Belarus was a staging ground for amassing Russian troops before Ukraine invasion

Belarusian President Alexander Lukashenko delivers a state-of-the nation address in Minsk, Belarus | AP

Belarusian president Alexander Lukashenko said Russia's plan to deploy nuclear weapons in the country would protect it from Western threats.

In his annual address on Friday, Reuters quoted Lukashenko as saying, “I am not trying to intimidate or blackmail anyone. I want to safeguard the Belarusian state and ensure peace for the Belarusian people." Lukashenko said western nations were building up their military forces in Poland and claimed they were planning to invade and destroy his country. 

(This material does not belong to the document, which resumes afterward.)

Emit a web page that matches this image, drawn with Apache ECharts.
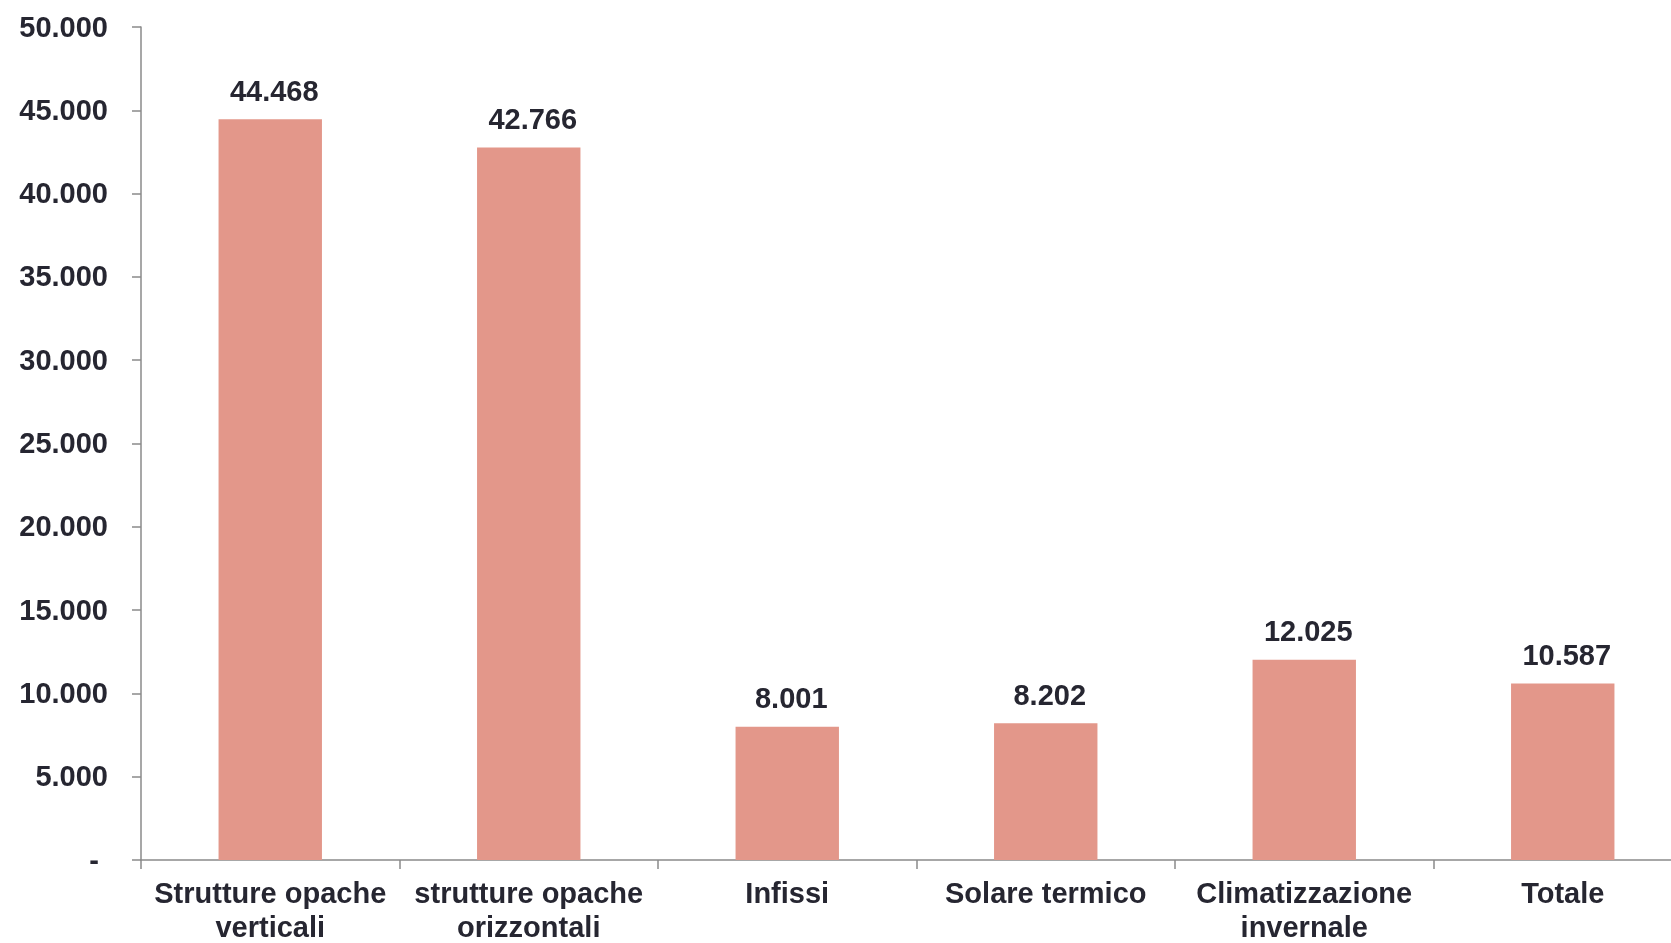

Russian President Vladimir Putin announced last week that his country intended to deploy tactical, comparatively short-range and small-yield nuclear weapons in Belarus.

The Belarusian President said though Russia said the weapons would remain under its control, he suggested he could use them with Russia's agreement if Belarus was threatened with destruction, Reuters reported. 

The strategic nuclear weapons such as missile-borne warheads that Lukashenko mentioned during his state-of-the-nation address would pose an even greater threat, if Moscow moves them to the territory of its neighbour and ally.

Belarus was a staging ground for amassing Russian troops before the invasion of Ukraine a little over 13 months ago. 

Lukashenko, the only person to have served as president since the country's independence from the Soviet Union, delivered his annual address amid escalating tensions over the conflict in Ukraine.

Both he and Putin have alleged that Western powers want to ruin Russia and Belarus.

“Putin and I will decide and introduce here, if necessary, strategic weapons, and they must understand this, the scoundrels abroad, who today are trying to blow us up from inside and outside," the Belarusian leader said. "We will stop at nothing to protect our countries, our state and their peoples.”